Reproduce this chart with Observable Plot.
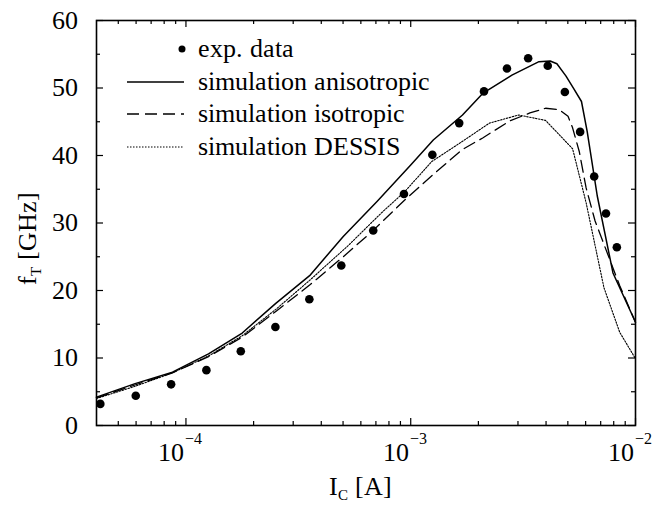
<!DOCTYPE html>
<html><head><meta charset="utf-8">
<script src="https://cdn.jsdelivr.net/npm/d3@7"></script>
<script src="https://cdn.jsdelivr.net/npm/@observablehq/plot@0.6"></script>
<style>
@font-face { font-family: "RefSerif"; src: local("Liberation Serif"), local("LiberationSerif"), local("LiberationSerif-Regular"); }
html,body{margin:0;padding:0;background:#fff;}
#chart svg{display:block;}
</style></head><body><div id="chart"></div>
<script>
// Experimental data: collector current I_C [A] and transit frequency f_T [GHz]
const expIc = [4.16e-5, 5.98e-5, 8.59e-5, 1.233e-4, 1.754e-4, 2.50e-4, 3.54e-4, 4.91e-4, 6.81e-4, 9.33e-4, 1.248e-3, 1.643e-3, 2.118e-3, 2.68e-3, 3.33e-3, 4.07e-3, 4.85e-3, 5.67e-3, 6.55e-3, 7.39e-3, 8.26e-3];
const expFt = [3.2, 4.4, 6.1, 8.2, 11.0, 14.6, 18.7, 23.7, 28.9, 34.3, 40.1, 44.8, 49.5, 52.9, 54.4, 53.3, 49.4, 43.5, 36.9, 31.4, 26.4];

// simulation anisotropic (solid)
const anisoIc = [4.0e-5, 5.94e-5, 8.71e-5, 1.26e-4, 1.78e-4, 2.51e-4, 3.55e-4, 5.01e-4, 7.08e-4, 1.0e-3, 1.26e-3, 1.70e-3, 2.09e-3, 2.82e-3, 3.72e-3, 4.17e-3, 4.47e-3, 4.90e-3, 5.31e-3, 5.75e-3, 6.10e-3, 6.76e-3, 7.94e-3, 1.0e-2];
const anisoFt = [4.2, 6.2, 7.9, 10.6, 13.7, 18.1, 22.2, 28.0, 33.2, 38.6, 42.3, 46.0, 49.2, 51.9, 53.9, 54.0, 53.6, 51.8, 49.9, 48.0, 43.5, 34.0, 22.6, 15.3];

// simulation isotropic (dashed)
const isoIc = [4.0e-5, 5.94e-5, 8.71e-5, 1.26e-4, 1.78e-4, 2.51e-4, 3.55e-4, 5.01e-4, 6.76e-4, 9.33e-4, 1.26e-3, 1.70e-3, 2.09e-3, 2.75e-3, 3.39e-3, 3.98e-3, 4.57e-3, 5.01e-3, 5.25e-3, 5.62e-3, 6.03e-3, 6.61e-3, 8.51e-3, 1.0e-2];
const isoFt = [4.1, 6.0, 7.8, 10.2, 13.1, 16.9, 20.8, 25.0, 28.8, 33.3, 37.2, 40.9, 42.6, 45.1, 46.3, 47.0, 46.8, 45.8, 44.1, 40.6, 35.2, 30.3, 20.7, 15.3];

// simulation DESSIS (dotted)
const dessisIc = [4.0e-5, 5.94e-5, 8.71e-5, 1.26e-4, 1.78e-4, 2.51e-4, 3.55e-4, 5.25e-4, 7.41e-4, 9.44e-4, 1.24e-3, 1.70e-3, 2.24e-3, 3.02e-3, 3.98e-3, 5.25e-3, 6.03e-3, 7.24e-3, 8.51e-3, 1.0e-2];
const dessisFt = [4.0, 5.8, 7.8, 10.3, 13.3, 17.2, 21.5, 26.6, 31.5, 34.7, 39.1, 42.1, 44.8, 46.0, 45.2, 41.0, 33.0, 20.4, 13.8, 9.9];

// axes / ticks
const xDomain = [4e-5, 1e-2];
const yDomain = [0, 60];
const xLabelTicks = [1e-4, 1e-3, 1e-2];
const xLabelExps = ["\u22124", "\u22123", "\u22122"];
const xDecades = [1e-5, 1e-4, 1e-3];
const xMantissas = [2, 3, 4, 5, 6, 7, 8, 9];
const yMajorTicks = [0, 10, 20, 30, 40, 50, 60];
const yMinorTicks = [5, 15, 25, 35, 45, 55];
const yLabelText = ["f", "T", " [GHz]"];
const xLabelText = ["I", "C", " [A]"];
const legendLabels = ["exp. data", "simulation anisotropic", "simulation isotropic", "simulation DESSIS"];

const W = 662, H = 506;
const mL = 96, mR = 27, mT = 20, mB = 81;
const frameW = W - mL - mR, frameH = H - mT - mB;
const majorLen = 7, minorLen = 4;

const xMinorTicks = xDecades.flatMap(d => xMantissas.map(m => m * d)).filter(v => v > xDomain[0] && v < xDomain[1]);

const zip = (xs, ys) => xs.map((x, i) => ({x, y: ys[i]}));
const expData = zip(expIc, expFt);
const anisoData = zip(anisoIc, anisoFt);
const isoData = zip(isoIc, isoFt);
const dessisData = zip(dessisIc, dessisFt);

const font = "RefSerif, Liberation Serif, serif";

const svg = Plot.plot({
  width: W, height: H,
  marginLeft: mL, marginRight: mR, marginTop: mT, marginBottom: mB,
  style: {background: "white", color: "black", overflow: "visible", fontFamily: font},
  x: {type: "log", domain: xDomain, axis: null},
  y: {domain: yDomain, axis: null},
  marks: [
    // bottom & top ticks
    Plot.ruleX(xLabelTicks, {x: d => d, insetTop: frameH - majorLen, stroke: "black", strokeWidth: 1.2}),
    Plot.ruleX(xMinorTicks, {x: d => d, insetTop: frameH - minorLen, stroke: "black", strokeWidth: 1.2}),
    Plot.ruleX(xLabelTicks, {x: d => d, insetBottom: frameH - majorLen, stroke: "black", strokeWidth: 1.2}),
    Plot.ruleX(xMinorTicks, {x: d => d, insetBottom: frameH - minorLen, stroke: "black", strokeWidth: 1.2}),
    // left & right ticks
    Plot.ruleY(yMajorTicks, {y: d => d, insetRight: frameW - majorLen, stroke: "black", strokeWidth: 1.2}),
    Plot.ruleY(yMinorTicks, {y: d => d, insetRight: frameW - minorLen, stroke: "black", strokeWidth: 1.2}),
    Plot.ruleY(yMajorTicks, {y: d => d, insetLeft: frameW - majorLen, stroke: "black", strokeWidth: 1.2}),
    Plot.ruleY(yMinorTicks, {y: d => d, insetLeft: frameW - minorLen, stroke: "black", strokeWidth: 1.2}),
    // tick labels
    Plot.text(yMajorTicks, {y: d => d, text: d => String(d), frameAnchor: "left", dx: -19, textAnchor: "end", fontSize: 26, fill: "black", fontFamily: font}),
    Plot.text(xLabelTicks, {x: d => d, text: () => "10", frameAnchor: "bottom", dx: -2, dy: 35, textAnchor: "end", lineAnchor: "bottom", fontSize: 26, fill: "black", fontFamily: font}),
    Plot.text(xLabelTicks, {x: d => d, text: (d, i) => xLabelExps[i], frameAnchor: "bottom", dx: -1, dy: 18, textAnchor: "start", lineAnchor: "bottom", fontSize: 16, fill: "black", fontFamily: font}),
    // curves
    Plot.line(dessisData, {x: "x", y: "y", stroke: "black", strokeWidth: 1.1, strokeDasharray: "1.5,1.5"}),
    Plot.line(isoData, {x: "x", y: "y", stroke: "black", strokeWidth: 1.3, strokeDasharray: "12,6"}),
    Plot.line(anisoData, {x: "x", y: "y", stroke: "black", strokeWidth: 1.5}),
    Plot.dot(expData, {x: "x", y: "y", r: 4.3, fill: "black", stroke: "none"}),
    Plot.frame({stroke: "black", strokeWidth: 1.6})
  ]
});

const s = d3.select(svg);
// y axis label
const yl = s.append("text").attr("transform", "translate(36,238) rotate(-90)")
  .attr("text-anchor", "middle").attr("font-size", 26).attr("fill", "black");
yl.append("tspan").text(yLabelText[0]);
yl.append("tspan").attr("font-size", 15).attr("dy", 5).text(yLabelText[1]);
yl.append("tspan").attr("dy", -5).text(yLabelText[2]);
// x axis label
const xl = s.append("text").attr("x", 360).attr("y", 495)
  .attr("text-anchor", "middle").attr("font-size", 26).attr("fill", "black");
xl.append("tspan").text(xLabelText[0]);
xl.append("tspan").attr("font-size", 15).attr("dy", 5).text(xLabelText[1]);
xl.append("tspan").attr("dy", -5).text(xLabelText[2]);

// legend
const lg = s.append("g").attr("font-size", 26).attr("fill", "black").attr("text-anchor", "start");
const rowsBase = [57, 90, 122, 155];
const textX = 198, lineX1 = 127, lineX2 = 184;
legendLabels.forEach((lab, i) => {
  lg.append("text").attr("x", textX).attr("y", rowsBase[i]).attr("text-anchor", "start").text(lab);
});
lg.append("circle").attr("cx", 182).attr("cy", rowsBase[0] - 8).attr("r", 3.5).attr("fill", "black");
const styles = [{w: 1.5, dash: null}, {w: 1.3, dash: "12,6"}, {w: 1.1, dash: "1.5,1.5"}];
styles.forEach((st, j) => {
  const y = rowsBase[j + 1] - 8;
  const l = lg.append("line").attr("x1", lineX1).attr("x2", lineX2).attr("y1", y).attr("y2", y)
    .attr("stroke", "black").attr("stroke-width", st.w);
  if (st.dash) l.attr("stroke-dasharray", st.dash);
});

// serif face on every text node
svg.setAttribute("font-family", font);
s.selectAll("g, text, tspan").each(function() {
  this.setAttribute("font-family", font);
  this.style.setProperty("font-family", font, "important");
});

document.getElementById("chart").appendChild(svg);
</script></body></html>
= = = = = = =
■ **What the exercise asks**
Repeat, with no pictures, each line from the beginning of the data through the line containing "36.9, 31.4, 26.4];", inclusive.

■ **Task response**
Reproduce this chart with Observable Plot.
<!DOCTYPE html>
<html><head><meta charset="utf-8">
<script src="https://cdn.jsdelivr.net/npm/d3@7"></script>
<script src="https://cdn.jsdelivr.net/npm/@observablehq/plot@0.6"></script>
<style>
@font-face { font-family: "RefSerif"; src: local("Liberation Serif"), local("LiberationSerif"), local("LiberationSerif-Regular"); }
html,body{margin:0;padding:0;background:#fff;}
#chart svg{display:block;}
</style></head><body><div id="chart"></div>
<script>
// Experimental data: collector current I_C [A] and transit frequency f_T [GHz]
const expIc = [4.16e-5, 5.98e-5, 8.59e-5, 1.233e-4, 1.754e-4, 2.50e-4, 3.54e-4, 4.91e-4, 6.81e-4, 9.33e-4, 1.248e-3, 1.643e-3, 2.118e-3, 2.68e-3, 3.33e-3, 4.07e-3, 4.85e-3, 5.67e-3, 6.55e-3, 7.39e-3, 8.26e-3];
const expFt = [3.2, 4.4, 6.1, 8.2, 11.0, 14.6, 18.7, 23.7, 28.9, 34.3, 40.1, 44.8, 49.5, 52.9, 54.4, 53.3, 49.4, 43.5, 36.9, 31.4, 26.4];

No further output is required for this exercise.